When I walk my dog late at night, I always look at the sky. I’ve seen several mysterious lights. Some of them suddenly zoom across the sky, others disappear. What are those strange flying objects? Okay, a disclaimer—I do live close to Whiteman Air Force Base, and they do have some planes that look like they belong in a sci-fi movie.
According to an article I read in the newspaper recently, NASA is on a planet hunting mission. They have determined that ten new planets exist that have the potential to support life. They are in a galaxy far, far away, but the possibility exists that beings may be trying to contact us.
How many people believe our planet has been visited by “men in black” is somewhere between 25% and 45%, depending on the source. So, if you’ve seen something inexplicable, you are not alone.
Other than visitors from other worlds, we may sometimes feel alone. It seems we can live “down the road” from a close relative and seldom see them. We live in a world where many of us do not know our neighbors. We tend to go about our business and mind our own business.
When I was growing up, it would have seemed sci-fi to believe that someday the entire world would be a few keystrokes away. Who could have foreseen twenty-four hour TV, or so many channels that we never watch them all?
Still, in the world of connectivity, some of us feel alone. I believe many Alzheimer’s caregivers feel the loneliest of all. In fact, caregivers may feel like their world has turned upside down, and they have landed in a strange and foreign land.

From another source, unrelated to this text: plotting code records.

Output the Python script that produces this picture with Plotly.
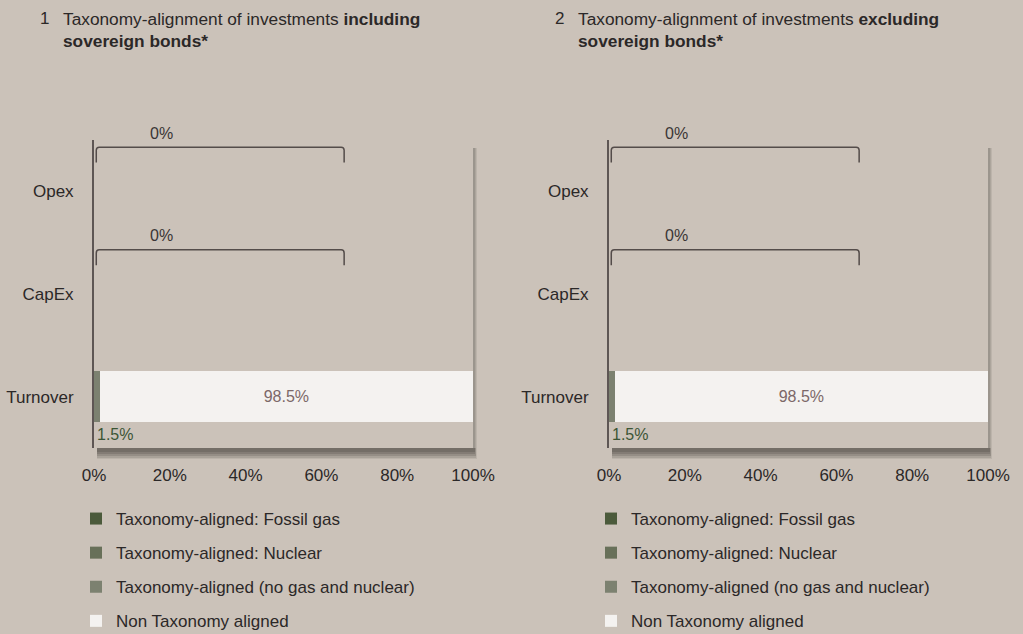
import plotly.graph_objects as go

# ---------------- data ----------------
categories = ["Turnover", "CapEx", "Opex"]
series_names = [
    "Taxonomy-aligned: Fossil gas",
    "Taxonomy-aligned: Nuclear",
    "Taxonomy-aligned (no gas and nuclear)",
    "Non Taxonomy aligned",
]
# panel 1: including sovereign bonds
incl_fossil = [0.0, None, None]
incl_nuclear = [0.0, None, None]
incl_aligned = [1.5, None, None]
incl_non = [98.5, None, None]
incl_total_aligned = [1.5, 0, 0]
# panel 2: excluding sovereign bonds
excl_fossil = [0.0, None, None]
excl_nuclear = [0.0, None, None]
excl_aligned = [1.5, None, None]
excl_non = [98.5, None, None]
excl_total_aligned = [1.5, 0, 0]

x_ticks = [0, 20, 40, 60, 80, 100]
x_ticklabels = ["0%", "20%", "40%", "60%", "80%", "100%"]

panel_titles = [
    ("1", "Taxonomy-alignment of investments <b>including</b><br><b>sovereign bonds*</b>"),
    ("2", "Taxonomy-alignment of investments <b>excluding</b><br><b>sovereign bonds*</b>"),
]

# ---------------- style ----------------
BG = "#CBC2B9"
colors = ["#4B5A3B", "#687059", "#7C8170", "#F4F2F0"]
TXT = "#2B2828"
FONT = "Liberation Sans, Arial, sans-serif"
W, H = 1023, 634

def px_x(p):
    return p / W

def px_y(p):
    return 1 - p / H

# plot boxes in pixels (left, right, top, bottom)
boxes = [(94, 473, 140, 448), (609, 988, 140, 448)]

fig = go.Figure()

panels = [
    (incl_fossil, incl_nuclear, incl_aligned, incl_non, incl_total_aligned),
    (excl_fossil, excl_nuclear, excl_aligned, excl_non, excl_total_aligned),
]

ypos = list(range(len(categories)))

for pi, (fos, nuc, ali, non, tot) in enumerate(panels):
    xa = "x" if pi == 0 else "x2"
    ya = "y" if pi == 0 else "y2"
    leg = "legend" if pi == 0 else "legend2"
    for si, (name, vals) in enumerate(zip(series_names, [fos, nuc, ali, non])):
        is_non = si == 3
        fig.add_trace(go.Bar(
            y=ypos, x=vals, name=name, orientation="h",
            marker=dict(color=colors[si], line=dict(width=0)),
            width=0.5,
            xaxis=xa, yaxis=ya, legend=leg, legendgroup=f"g{pi}{si}",
            text=[(f"{v}%" if (v is not None and is_non) else "") for v in vals],
            textposition="inside" if is_non else "none",
            insidetextanchor="middle",
            textfont=dict(color="#7C6868", size=16, family=FONT),
            hoverinfo="x+name",
        ))

# ---------------- layout ----------------
layout = dict(
    width=W, height=H,
    paper_bgcolor=BG, plot_bgcolor="rgba(0,0,0,0)",
    margin=dict(l=0, r=0, t=0, b=0, pad=0, autoexpand=False),
    barmode="stack",
    bargap=0.5,
    font=dict(family=FONT, color=TXT, size=17),
    showlegend=True,
)
for pi, (L, R, T, B) in enumerate(boxes):
    sfx = "" if pi == 0 else "2"
    layout["xaxis" + sfx] = dict(
        domain=[px_x(L), px_x(R)], range=[0, 100], anchor="y" + sfx,
        tickvals=x_ticks, ticktext=x_ticklabels, showgrid=False, zeroline=False,
        showline=False, ticks="", tickfont=dict(size=17, color=TXT),
        ticklabelstandoff=15, fixedrange=True, automargin=False,
    )
    layout["yaxis" + sfx] = dict(
        domain=[px_y(B), px_y(T)], range=[-0.5, 2.5], anchor="x" + sfx,
        tickvals=ypos, ticktext=categories, showgrid=False, zeroline=False,
        showline=True, linecolor="#5E5654", linewidth=2, ticks="",
        tickfont=dict(size=17, color=TXT), ticklabelstandoff=15, fixedrange=True,
        automargin=False,
    )

legend_common = dict(
    bgcolor="rgba(0,0,0,0)", font=dict(size=17, color=TXT, family=FONT),
    traceorder="grouped", tracegroupgap=9, xanchor="left", yanchor="top",
    itemclick=False, itemdoubleclick=False,
)
layout["legend"] = dict(legend_common, x=px_x(76), y=px_y(501))
layout["legend2"] = dict(legend_common, x=px_x(591), y=px_y(501))

shapes = []
annotations = []
for pi, (L, R, T, B) in enumerate(boxes):
    # soft drop shadow: right strip and bottom band
    for (w, op) in [(4, 0.10), (3, 0.12), (2, 0.14)]:
        shapes.append(dict(type="rect", xref="paper", yref="paper", layer="below",
                           x0=px_x(R), x1=px_x(R + w), y0=px_y(B), y1=px_y(T + 8),
                           line=dict(width=0), fillcolor=f"rgba(60,54,50,{op})"))
    for (h, dx, op) in [(11, 4, 0.10), (10, 3, 0.14), (8, 3, 0.18), (6, 2, 0.2), (4, 2, 0.2)]:
        shapes.append(dict(type="rect", xref="paper", yref="paper", layer="below",
                           x0=px_x(L + 3), x1=px_x(R + dx), y0=px_y(B + h), y1=px_y(B),
                           line=dict(width=0), fillcolor=f"rgba(60,54,50,{op})"))

    num, title = panel_titles[pi]
    annotations.append(dict(xref="paper", yref="paper", x=px_x(L - 56), y=px_y(7),
                            xanchor="left", yanchor="top", text=num, showarrow=False,
                            font=dict(size=17, color=TXT)))
    annotations.append(dict(xref="paper", yref="paper", x=px_x(L - 33), y=px_y(7),
                            xanchor="left", yanchor="top", text=title, showarrow=False,
                            align="left", font=dict(size=17.3, color=TXT)))

    xa = "x" if pi == 0 else "x2"
    ya = "y" if pi == 0 else "y2"
    tot = panels[pi][4]
    ali = panels[pi][2]
    for ci, cat in enumerate(categories):
        if ali[ci] is None:
            # bracket with label for empty categories
            x0, x1 = 0.6, 66.0
            yt, yb = ci + 0.43, ci + 0.28
            rx, ry = 0.8, 0.03
            path = (f"M {x0},{yb} L {x0},{yt - ry} Q {x0},{yt} {x0 + rx},{yt} "
                    f"L {x1 - rx},{yt} Q {x1},{yt} {x1},{yt - ry} L {x1},{yb}")
            shapes.append(dict(type="path", xref=xa, yref=ya, path=path,
                               line=dict(color="#544C4A", width=1.5)))
            annotations.append(dict(xref=xa, yref=ya, x=17.7, y=yt, yshift=14,
                                    text=f"{tot[ci]}%", showarrow=False,
                                    font=dict(size=16, color="#3A3535")))
        else:
            annotations.append(dict(xref=xa, yref=ya, x=0, y=ci, yshift=-38, xshift=1,
                                    xanchor="left", text=f"{tot[ci]}%", showarrow=False,
                                    font=dict(size=16, color="#3B5535")))

layout["shapes"] = shapes
layout["annotations"] = annotations
fig.update_layout(**layout)
fig.write_html("out.html", config={"displayModeBar": False},
               post_script="document.body.style.margin='0';document.body.style.overflow='hidden';")
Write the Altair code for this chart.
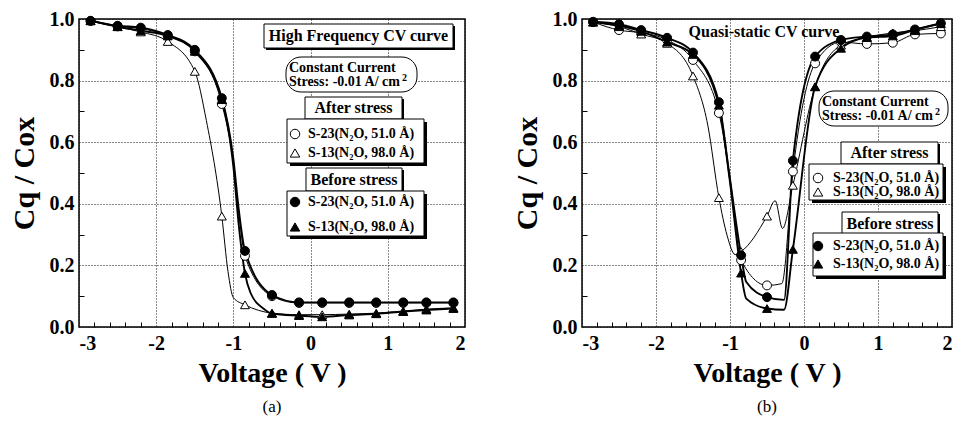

We each have our own road to travel; our own frontiers to conquer. We never know how strong we can be until we face an unconquerable challenge. For me, that challenge was Jim’s dementia. For others it may be cancer, or heart disease, or the sudden death of a loved one. We never know what the next day, or for that matter, the next hour, will bring.
Earth is our home for a certain time. We have only a finite number of years to gaze at the stars, fall in love, have children, and visit with our loved ones who may live down the road or across country. We have things to do—so many things to do—and a short time to do them.
When I walk the dog and look at the heavens, sometimes I feel a chill, or an unexplainable ache. I see many things at night, and sometimes during the day.
One day earlier this week while the dog and I were meandering across the backyard, I looked up at a blue sky with a few scattered fluffy clouds. I saw a strange, rectangular white object passing rapidly by.
“Do you see that?” I yelled at Harold. Of course, he didn’t hear me. Just as I marveled at that object, I saw another. In a few minutes, they were gone.
I told Harold what I’d seen, and he said, “Probably a weather balloon.” Just like my dad, he thinks every strange flying object is a weather balloon.
“What I saw was flat. Didn’t look like any kind of balloon.”
Oh, well, there’s no way of really knowing what the strange flying objects were. They could have been something from Whiteman AFB, a runaway pair of drones, sheets off a line that decided to go for a thrill ride, or maybe a deflated weather balloon.
Since the objects were unknown, I like to think they might have been a couple of angels making their way toward the heavens. Maybe, I was the only one looking up during that brief moment of visibility. At least there were two of them, so neither was traveling alone.